Sensitivity of nEXO to Xe136 charged-current interactions: Background-free searches for solar neutrinos and fermionic dark matter

We study the sensitivity of nEXO to solar neutrino charged-current interactions, νe+Xe136→Cs136*+e-, as well as analogous interactions predicted by models of fermionic dark matter. Due to the recently observed low-lying isomeric states of Cs136, these interactions will create a time-delayed coincident signal observable in the scintillation channel. Here we develop a detailed Monte Carlo simulation of scintillation emission, propagation, and detection in the nEXO detector to model these signals under different assumptions about the timing resolution of the photosensor readout.
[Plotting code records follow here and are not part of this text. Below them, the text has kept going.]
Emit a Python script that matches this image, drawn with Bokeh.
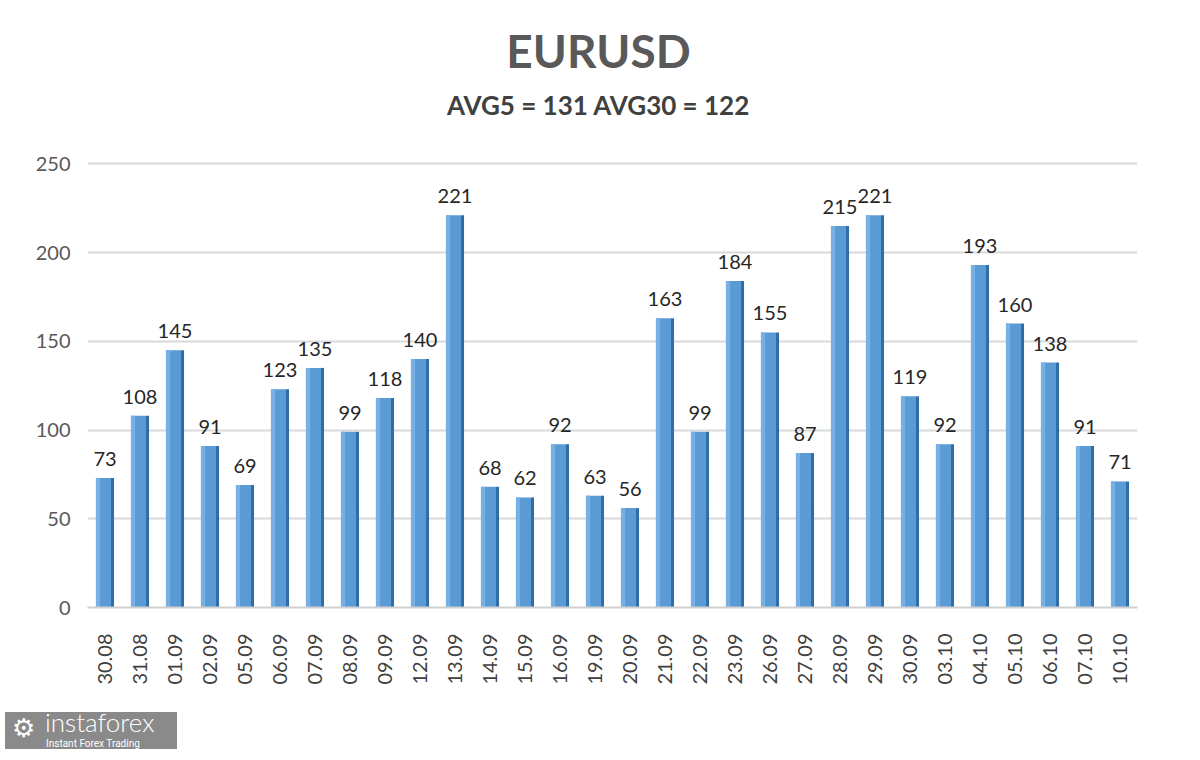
from bokeh.plotting import figure
from bokeh.models import ColumnDataSource, LabelSet, FactorRange, Range1d, Div
from bokeh.layouts import column
from bokeh.core.properties import value
from bokeh.transform import dodge
from bokeh.embed import file_html
from bokeh.resources import INLINE

dates = ["30.08", "31.08", "01.09", "02.09", "05.09", "06.09", "07.09", "08.09", "09.09",
         "12.09", "13.09", "14.09", "15.09", "16.09", "19.09", "20.09", "21.09", "22.09",
         "23.09", "26.09", "27.09", "28.09", "29.09", "30.09", "03.10", "04.10", "05.10",
         "06.10", "07.10", "10.10"]
values = [73, 108, 145, 91, 69, 123, 135, 99, 118, 140, 221, 68, 62, 92, 63, 56, 163, 99,
          184, 155, 87, 215, 221, 119, 92, 193, 160, 138, 91, 71]
y_ticks = [0, 50, 100, 150, 200, 250]
title_text = "EURUSD"
subtitle_text = "AVG5 = 131 AVG30 = 122"
logo_text = "instaforex"
logo_sub = "Instant Forex Trading"

src = ColumnDataSource(dict(d=dates, v=values, lab=[str(x) for x in values]))

W, H = 1184, 702
# the frame reaches up to the top of the canvas so the titles can sit inside it
Y_TOP = 342
p = figure(width=W, height=H, x_range=FactorRange(*dates, range_padding=0),
           y_range=Range1d(0, Y_TOP), output_backend="svg", toolbar_location=None,
           min_border_left=87, min_border_right=47,
           min_border_top=0, min_border_bottom=95)

# titles, centred on the page
mid = dates[14]
p.text(x=[(mid, 0.1)], y=[314], text=[title_text], text_align="center",
       text_baseline="middle", text_font=value("Lato"), text_font_size="46px",
       text_font_style="bold", text_color="#595959")
p.text(x=[(mid, 0.1)], y=[283], text=[subtitle_text], text_align="center",
       text_baseline="middle", text_font=value("Lato"), text_font_size="26px",
       text_font_style="bold", text_color="#404040")

# front face (light left strip + main), side face (dark)
p.vbar(x=dodge("d", -0.043, range=p.x_range), top="v", width=0.43, source=src,
       fill_color="#5b9bd5", line_color=None)
p.vbar(x=dodge("d", -0.20, range=p.x_range), top="v", width=0.12, source=src,
       fill_color="#78b0e3", line_color=None)
p.vbar(x=dodge("d", 0.215, range=p.x_range), top="v", width=0.086, source=src,
       fill_color="#2f6ca8", line_color=None)

labels = LabelSet(x="d", y="v", text="lab", source=src, text_align="center",
                  text_baseline="bottom", y_offset=12, text_font=value("Lato"),
                  text_font_size=value("20px"), text_color="#262626")
p.add_layout(labels)

p.yaxis.ticker = y_ticks
p.yaxis.axis_line_color = None
p.yaxis.major_tick_line_color = None
p.yaxis.minor_tick_line_color = None
p.yaxis.major_label_text_font = "Lato"
p.yaxis.major_label_text_font_size = "20px"
p.yaxis.major_label_text_color = "#595959"
p.yaxis.major_label_standoff = 11

p.xaxis.axis_line_color = "#d0d0d0"
p.xaxis.axis_line_width = 2
p.xaxis.major_tick_line_color = None
p.xaxis.minor_tick_line_color = None
p.xaxis.major_label_orientation = 1.5708
p.xaxis.major_label_text_font = "Lato"
p.xaxis.major_label_text_font_size = "20px"
p.xaxis.major_label_text_color = "#404040"
p.xaxis.major_label_standoff = 20

p.xgrid.grid_line_color = None
p.ygrid.grid_line_color = "#d9d9d9"
p.ygrid.grid_line_width = 2
p.outline_line_color = None
p.background_fill_color = "white"
p.border_fill_color = "white"

logo = Div(width=172, height=42, text=(
    '<div style="width:172px;height:42px;position:relative;overflow:hidden;'
    'color:white;font-family:Lato, sans-serif;">'
    '<div style="position:absolute;left:0;top:5px;width:172px;height:37px;'
    'background:#8a8a8a;"></div>'
    '<span style="position:absolute;left:7px;top:7px;font-size:26px;line-height:28px;'
    'font-family:DejaVu Sans;">\u2699</span>'
    f'<span style="position:absolute;left:40px;top:2px;font-size:26px;line-height:26px;'
    f'font-weight:300;">{logo_text}</span>'
    f'<span style="position:absolute;left:41px;top:31px;font-size:10px;line-height:11px;'
    f'font-family:Roboto;">{logo_sub}</span></div>'))

layout = column(p, logo, spacing=0)

with open("out.html", "w") as f:
    f.write(file_html(layout, INLINE))
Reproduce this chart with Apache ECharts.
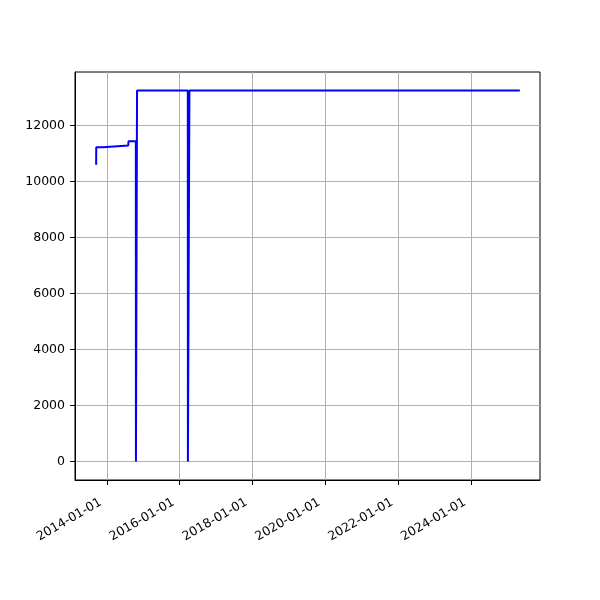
<!DOCTYPE html>
<html>
<head>
<meta charset="utf-8">
<script src="https://cdn.jsdelivr.net/npm/echarts@6/dist/echarts.min.js"></script>
<style>html,body{margin:0;padding:0;background:#fff}#c{width:600px;height:600px}</style>
</head>
<body>
<div id="c"></div>
<script>
const dates = ['2013-09-16','2013-09-17','2013-11-26','2013-11-28','2014-08-04','2014-08-06','2014-10-19','2014-10-20','2014-10-31','2016-03-23','2016-03-24','2016-04-07','2016-04-08','2025-05-04'];
const values = [10600, 11225, 11225, 11286, 11286, 11440, 11440, 0, 13250, 13250, 0, 0, 13250, 13250];
const xTickDates = ['2014-01-01','2016-01-01','2018-01-01','2020-01-01','2022-01-01','2024-01-01'];
const yTicks = [0, 2000, 4000, 6000, 8000, 10000, 12000];

const ts = s => Date.parse(s + 'T00:00:00Z');
const data = dates.map((d, i) => [ts(d), values[i]]);
const xTicks = xTickDates.map(ts);
const pad2 = n => (n < 10 ? '0' : '') + n;
const fmt = v => { const d = new Date(v); return d.getUTCFullYear() + '-' + pad2(d.getUTCMonth() + 1) + '-' + pad2(d.getUTCDate()); };

const chart = echarts.init(document.getElementById('c'));
chart.setOption({
  animation: false,
  grid: { left: 75, right: 60, top: 72, bottom: 120, show: true, borderColor: '#000', borderWidth: 1, containLabel: false },
  xAxis: {
    type: 'value',
    min: ts('2013-02-16'),
    max: ts('2025-11-22'),
    axisLine: { show: true, onZero: false, lineStyle: { color: '#000', width: 1 } },
    axisTick: { show: true, customValues: xTicks, length: 5, inside: false, lineStyle: { color: '#000' } },
    axisLabel: { customValues: xTicks, formatter: fmt, rotate: 30, color: '#000', fontSize: 12.5, fontFamily: 'DejaVu Sans', margin: 18, padding: [0, 7, 0, 0] },
    splitLine: { show: true, lineStyle: { color: '#b0b0b0', width: 1 } }
  },
  yAxis: {
    type: 'value',
    min: -662,
    max: 13912,
    axisLine: { show: true, onZero: false, lineStyle: { color: '#000', width: 1 } },
    axisTick: { show: true, customValues: yTicks, length: 5, lineStyle: { color: '#000' } },
    axisLabel: { customValues: yTicks, formatter: v => String(v), color: '#000', fontSize: 12.5, fontFamily: 'DejaVu Sans', margin: 10 },
    splitLine: { show: true, lineStyle: { color: '#b0b0b0', width: 1 } }
  },
  series: [{
    type: 'line',
    data: data,
    showSymbol: false,
    symbol: 'none',
    lineStyle: { color: '#0000ff', width: 2 },
    clip: true
  }]
});
</script>
</body>
</html>
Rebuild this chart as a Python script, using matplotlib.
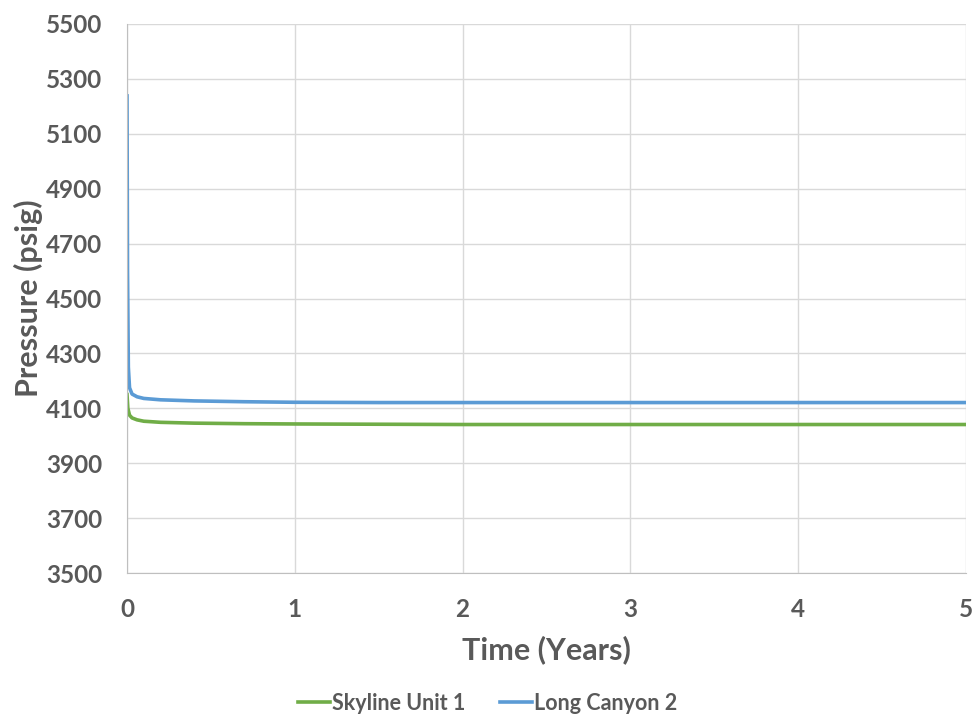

We show this correlated signal can be used to achieve background discrimination on the order of 10-9, enabling nEXO to make background-free measurements of solar neutrinos above the reaction threshold of 0.668 MeV. We project that nEXO could measure the flux of neutrinos from the carbon-nitrogen-oxygen cycle with a statistical uncertainty of 25%, thus contributing a novel and competitive measurement toward addressing the solar metallicity problem. Additionally, nEXO could measure the mean energy of the Be7 neutrinos with a precision of σ≤1.5 keV and could determine the survival probability of Be7 and pep solar νe with precision comparable to the state of the art. These quantities are sensitive to the Sun’s core temperature and to nonstandard neutrino interactions, respectively. Furthermore, the strong background suppression would allow nEXO to search for charged-current interactions of fermionic dark matter in the mass range mχ=0.668–7 MeV with a sensitivity up to three orders of magnitude better than current limits.